Particolarmente comuni sono i dipinti con forme floreali, improbabili caleidoscopi psichedelici speculari verniciati su questi dinosauri meccanici come una seconda pelle. Ma non deve mai mancare neppure una elaborata lavagna calligrafica come bacheca per messaggi romantici alla propria amata, o per rendere omaggio ai propri divi del cinema, alle celebrità dello spettacolo e della canzone, dettagliati con estremo sfarzo.
La “piattaforma panoramica” non è soltanto utilizzata per i carichi straordinari o supplementari quando è necessario, ma viene usata anche dai camionisti stessi per dormire la notte durante le stagioni più miti. Possiamo solo immaginare la meraviglia di riposare dopo una giornata di duro lavoro sotto le stelle di un bellissimo cielo pakistano. E ovviamente se nel resto della carrozzeria possono trovare spazio anche immagini profane, queste strutture che si innalzano al cielo sono riservate ad immagini sacre per chiedere o ringraziare delle protezioni ricevute dai camionisti. Ai meno fortunati, invece, non rimane che coricarsi sulla terra, proprio sotto il camion, anche per ripararsi dalla calura.
Anche molti autobus locali in Pakistan sono decorati come i camion, e i colori vivaci sono così famosi che hanno ispirato anche alcuni stilisti occidentali per le loro collezioni. Questa arte è così diffusa e dominante nella società che alcuni grafici collaborano addirittura con gli artigiani e i decoratori per preservare la tradizione.
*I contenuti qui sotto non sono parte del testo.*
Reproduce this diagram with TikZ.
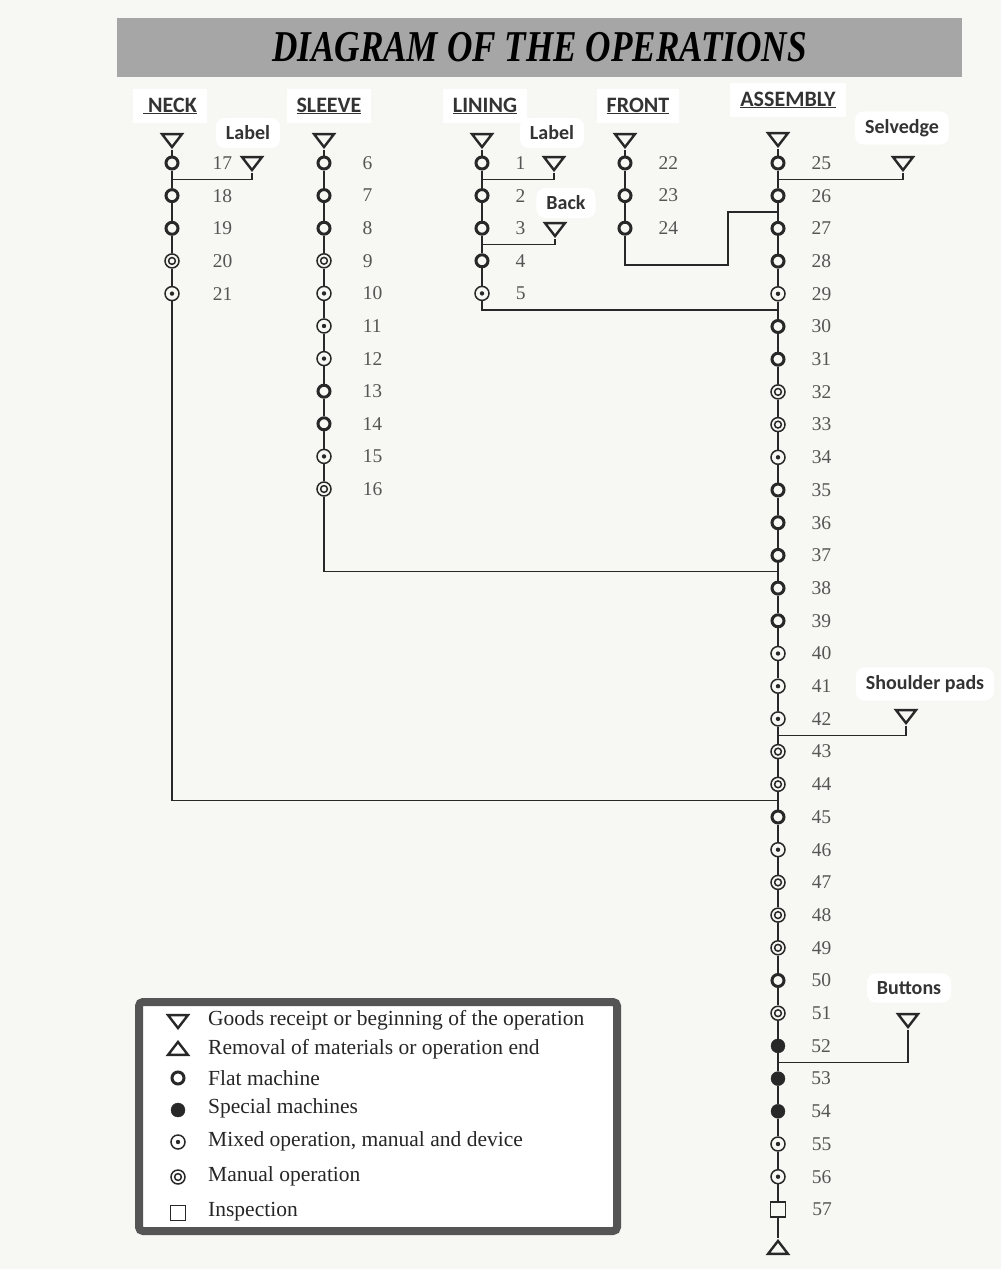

Si dice che i camion più belli ottengano anche più incarichi di lavoro, alcuni davvero eccezionali come ad esempio quelli di frumento il cui carico arriva perfino a raddoppiare il volume del camion, e sembra che la polizia stradale fermi più spesso i veicoli dall’aspetto meno curato.
Il talento, l'orgoglio e l'esuberanza dell'opera rappresenta sui veicoli di lavoro comuni che circolano sulle strade di uno dei paesi più poveri del mondo, sono un monumento all’irrefrenabilità della natura pakistana. E se gli antichi cantori erranti diffondevano le storie e i miti della tradizione orale, i camionisti del Pakistan fanno circolare il loro messaggio, unico e inimitabile, con le decorazioni del proprio mezzo.